If you find you don’t follow the above paragraph, the earlier chapters in the book set the stage by explaining the terms involved.

Centrifugal Pumps

I’ll leave you with a question from the textbook, from Chapter 34.

Chapter 34: Centrifugal Pumps

Centrifugal pumps are dynamic machines, which means that they convert velocity into feet of head.

To explain this concept of converting speed or velocity into feet of head, let’s look at Fig. 34.1. This is the water intake section of the Chicago Water Treatment Plant. Water flows from Lake Michigan into a large concrete sump. The top of this sump is well above the level of Lake Michigan. The line feeding the sump extends three miles (3 mi) out into the lake. The long line is needed to draw water into the plant, away from the pollution along the Chicago lakefront. The pipeline diameter is 12 ft. Water flows in this line at a velocity of 8 ft/s. Six pumps, stationed atop the concrete sump, pump water into the water treatment plant holding tanks.

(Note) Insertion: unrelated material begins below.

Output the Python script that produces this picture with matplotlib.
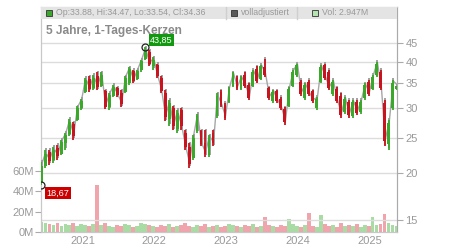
import matplotlib
matplotlib.use("Agg")
import matplotlib.pyplot as plt
import matplotlib.dates as mdates
import matplotlib.transforms as mtransforms
from matplotlib.patches import Rectangle
from matplotlib.ticker import FixedLocator, NullLocator
import pandas as pd
import numpy as np

plt.rcParams['font.family'] = ['Liberation Sans', 'DejaVu Sans']

tief = [18.67, 20.7, 21.1, 21.4, 21.8, 22.5, 23.2, 25.2, 24.7, 27.7,
        29.6, 32.9, 33.2, 33.6, 33.6, 34.2, 29.9, 29.7, 32.1, 32.1,
        30.2, 33.0, 34.7, 35.1, 35.8, 37.7, 40.5, 38.9, 38.1, 36.2,
        33.0, 27.7, 26.9, 26.2, 25.8, 26.2, 23.2, 20.7, 21.8, 25.8,
        23.7, 22.2, 22.2, 23.7, 28.3, 30.2, 27.9, 31.0, 34.2, 33.6,
        33.6, 34.0, 31.6, 34.2, 35.1, 35.8, 36.4, 31.6, 31.0, 31.0,
        29.7, 27.1, 30.2, 34.2, 36.4, 32.4, 31.6, 32.4, 31.0, 29.7,
        35.1, 35.8, 33.6, 32.4, 31.0, 28.3, 29.0, 28.3, 28.3, 28.8,
        29.0, 31.6, 32.4, 33.6, 36.4, 33.6, 23.7, 23.2, 29.7, 33.54]
hoch = [21.5, 23.2, 23.2, 23.6, 23.9, 24.7, 25.8, 28.1, 27.5, 30.4,
        31.8, 36.3, 36.6, 36.9, 37.5, 37.5, 33.6, 33.0, 34.7, 34.2,
        33.6, 36.6, 38.7, 38.1, 38.1, 40.5, 43.85, 43.0, 41.2, 39.6,
        36.6, 33.6, 31.6, 30.4, 29.7, 30.0, 26.2, 24.1, 25.4, 29.0,
        26.2, 26.2, 25.4, 26.2, 32.9, 33.6, 31.0, 34.2, 37.5, 36.6,
        36.6, 37.5, 35.1, 38.1, 38.9, 39.3, 40.8, 34.2, 33.6, 33.6,
        32.2, 30.2, 34.2, 38.1, 39.6, 35.8, 35.1, 35.8, 33.6, 32.2,
        39.3, 39.6, 38.1, 35.8, 34.2, 32.9, 32.2, 31.6, 31.6, 31.6,
        31.6, 35.1, 35.8, 36.9, 40.0, 38.1, 31.6, 27.9, 35.8, 34.47]
eroeffnung = [19.0, 21.0, 22.8, 21.7, 23.4, 22.6, 24.2, 25.6, 27.2, 27.9,
              30.1, 33.2, 36.0, 34.0, 36.6, 34.5, 33.3, 30.2, 32.4, 34.0,
              33.0, 33.2, 35.0, 37.8, 35.9, 38.0, 40.8, 42.6, 39.0, 39.2,
              36.2, 33.0, 28.0, 30.0, 26.4, 29.6, 25.8, 23.6, 22.0, 26.0,
              26.0, 24.2, 22.5, 25.8, 28.6, 33.2, 30.6, 31.2, 34.5, 36.2,
              34.0, 36.9, 34.6, 34.5, 38.4, 36.0, 38.8, 34.0, 31.4, 33.3,
              31.8, 29.8, 30.5, 34.5, 37.0, 35.4, 32.0, 35.4, 33.3, 30.0,
              35.4, 39.2, 37.6, 32.8, 33.8, 32.4, 29.3, 31.2, 28.6, 31.2,
              29.3, 31.9, 35.4, 33.9, 36.8, 37.6, 31.0, 24.0, 30.0, 33.88]
schluss = [21.0, 22.6, 21.6, 23.2, 22.3, 24.3, 25.4, 27.6, 25.3, 30.0,
           31.4, 35.8, 33.8, 36.3, 34.2, 37.0, 30.3, 32.6, 34.2, 32.5,
           30.8, 36.2, 38.2, 35.6, 37.8, 40.2, 43.2, 39.4, 40.6, 36.6,
           33.4, 28.4, 31.0, 26.8, 29.2, 26.8, 23.6, 21.2, 25.0, 28.6,
           24.0, 22.6, 25.0, 24.1, 32.4, 30.6, 28.3, 33.8, 37.0, 34.0,
           36.2, 34.5, 32.0, 37.6, 35.6, 38.9, 37.0, 32.0, 33.2, 31.4,
           30.0, 27.5, 33.8, 37.6, 39.2, 32.8, 34.6, 32.8, 31.4, 31.8,
           38.8, 36.2, 34.0, 35.3, 31.4, 28.8, 31.8, 28.7, 31.2, 29.2,
           31.2, 34.6, 32.8, 36.5, 39.6, 34.0, 24.5, 27.4, 35.2, 34.36]
# Volumen in Mio.
volumen = [10, 9, 8, 7, 9, 6, 8, 7, 9, 6,
           8, 7, 6, 8, 46, 7, 9, 6, 5, 7,
           6, 8, 7, 5, 6, 9, 8, 7, 6, 5,
           7, 6, 8, 5, 6, 7, 9, 6, 5, 7,
           6, 8, 5, 6, 7, 5, 6, 8, 7, 6,
           5, 7, 6, 8, 5, 6, 15, 7, 6, 5,
           7, 6, 13, 8, 6, 5, 7, 19, 6, 5,
           17, 8, 6, 7, 5, 9, 6, 7, 6, 8,
           5, 7, 6, 15, 7, 8, 18, 9, 7, 6]

start, ende = "2020-06-05", "2025-05-21"
daten = mdates.date2num(pd.date_range(start, ende, periods=len(schluss)))

preis_ticks = [15, 20, 25, 30, 35, 40, 45]
vol_ticks = [0, 20, 40, 60]
jahre = [2021, 2022, 2023, 2024, 2025]

tief = np.array(tief)
hoch = np.array(hoch)
eroeffnung = np.array(eroeffnung)
schluss = np.array(schluss)
volumen = np.array(volumen)
steigt = schluss >= eroeffnung

gruen = '#3aa82a'
rot = '#c8141e'

fig = plt.figure(figsize=(4.5, 2.5), dpi=100)
ax = fig.add_axes([41 / 450, 18 / 250, 356 / 450, 225 / 250])
ax2 = ax.twinx()

# Volumen (linke Achse)
ax.bar(daten, volumen * 1e6, width=17,
       color=np.where(steigt, '#a8dca4', '#f0a4ac'), linewidth=0, zorder=2)
ax.set_ylim(0, 222e6)
ax.yaxis.set_major_locator(FixedLocator([v * 1e6 for v in vol_ticks]))
ax.set_yticklabels([f"{v}M" for v in vol_ticks])
ax.set_xlim(mdates.date2num(pd.Timestamp(start)) - 1, mdates.date2num(pd.Timestamp(ende)) + 1)

# Kurs (rechte Achse, log)
ax2.set_yscale('log')
ax2.set_ylim(13.9, 56.3)
ax2.yaxis.set_major_locator(FixedLocator(preis_ticks))
ax2.yaxis.set_minor_locator(NullLocator())
ax2.set_yticklabels([str(t) for t in preis_ticks])

ax2.xaxis.set_major_locator(FixedLocator([mdates.date2num(pd.Timestamp(f"{j}-01-01")) for j in jahre]))
ax.set_xticks([mdates.date2num(pd.Timestamp(f"{j}-01-01")) for j in jahre])
ax.set_xticklabels([str(j) for j in jahre])

ax2.grid(True, color='#dcdcdc', linewidth=1, zorder=0)
ax2.set_axisbelow(True)

# volladjustiert (grau, leicht versetzt)
schatten = mtransforms.offset_copy(ax2.transData, fig=fig, x=0.5, y=1.5, units='dots')
ax2.plot(daten, schluss, color='#a6a6a6', linewidth=1.0, transform=schatten, zorder=3)
farben = np.where(steigt, gruen, rot)
ax2.vlines(daten, tief, hoch, colors='#9a9a9a', linewidth=1.3, transform=schatten, zorder=3)
ax2.vlines(daten, tief, hoch, colors=farben, linewidth=1.3, zorder=4)
ax2.bar(daten, schluss - eroeffnung, bottom=eroeffnung, width=15,
        color=farben, linewidth=0, zorder=4)

# Hoch / Tief Markierung
i_max = int(np.argmax(hoch))
i_min = int(np.argmin(tief))
ax2.plot(daten[i_max], hoch[i_max], 'o', mfc='none', mec='#222', ms=5, mew=0.9, zorder=6)
ax2.plot(daten[i_min], tief[i_min], 'o', mfc='none', mec='#222', ms=5, mew=0.9, zorder=6)
ax2.annotate(f"{hoch[i_max]:.2f}".replace('.', ','), (daten[i_max], hoch[i_max]),
             xytext=(3.5, 3.5), textcoords='offset points', fontsize=6.6, color='white',
             bbox=dict(boxstyle='square,pad=0.15', fc='#12990f', ec='none'), zorder=7)
ax2.annotate(f"{tief[i_min]:.2f}".replace('.', ','), (daten[i_min], tief[i_min]),
             xytext=(4, -8), textcoords='offset points', fontsize=6.6, color='white',
             bbox=dict(boxstyle='square,pad=0.15', fc='#cc0000', ec='none'), zorder=7)

# Legendenleiste oben
ax2.add_patch(Rectangle((0, 0.947), 1, 0.053, transform=ax2.transAxes,
                        facecolor='#e4e4e4', edgecolor='none', zorder=5))
for xs in [0.520, 0.719]:
    ax2.plot([xs, xs], [0.947, 1], color='#cfcfcf', lw=1, transform=ax2.transAxes, zorder=5)
legende = [(0.0225, gruen, "Op:33.88, Hi:34.47, Lo:33.54, Cl:34.36"),
           (0.542, '#5a5a5a', "volladjustiert"),
           (0.770, '#b4e4b0', "Vol: 2.947M")]
for xs, farbe, txt in legende:
    ax2.add_patch(Rectangle((xs - 0.008, 0.96), 0.016, 0.027, transform=ax2.transAxes,
                            facecolor=farbe, edgecolor='#333', lw=0.6, zorder=6))
    ax2.text(xs + 0.02, 0.9735, txt, transform=ax2.transAxes, fontsize=6.3,
             color='#999', va='center', ha='left', zorder=6)
ax2.text(0.014, 0.892, "5 Jahre, 1-Tages-Kerzen", transform=ax2.transAxes,
         fontsize=8.6, fontweight='bold', color='#8a8a8a', va='center', ha='left', zorder=6)

for a in (ax, ax2):
    for s in a.spines.values():
        s.set_color('#c8c8c8')
ax2.spines['right'].set_color('#aaaaaa')
ax.tick_params(axis='y', colors='#aaaaaa', labelcolor='#999999', labelsize=8, length=4, pad=1)
ax2.tick_params(axis='y', colors='#aaaaaa', labelcolor='#999999', labelsize=8, length=4, pad=2)
ax.tick_params(axis='x', colors='#cccccc', labelcolor='#999999', labelsize=8, length=0, pad=3)
ax2.tick_params(axis='x', length=0, labelbottom=False)

fig.savefig("out.png", dpi=100)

One day, the plant experiences a partial power failure. Three of the six pumps shown in Fig. 34.1 shut down. A few moments later, the manhole covers on top of the sump blow off. Geysers of water spurt out of the manholes. What has happened?

During my interview, the technical questions were more from the perspective of governing dynamics of process equipment as opposed to design from fundamentals. This kind of approach is largely missing from the standard undergraduate chemical engineering texts, so I was pretty happy I came across this one.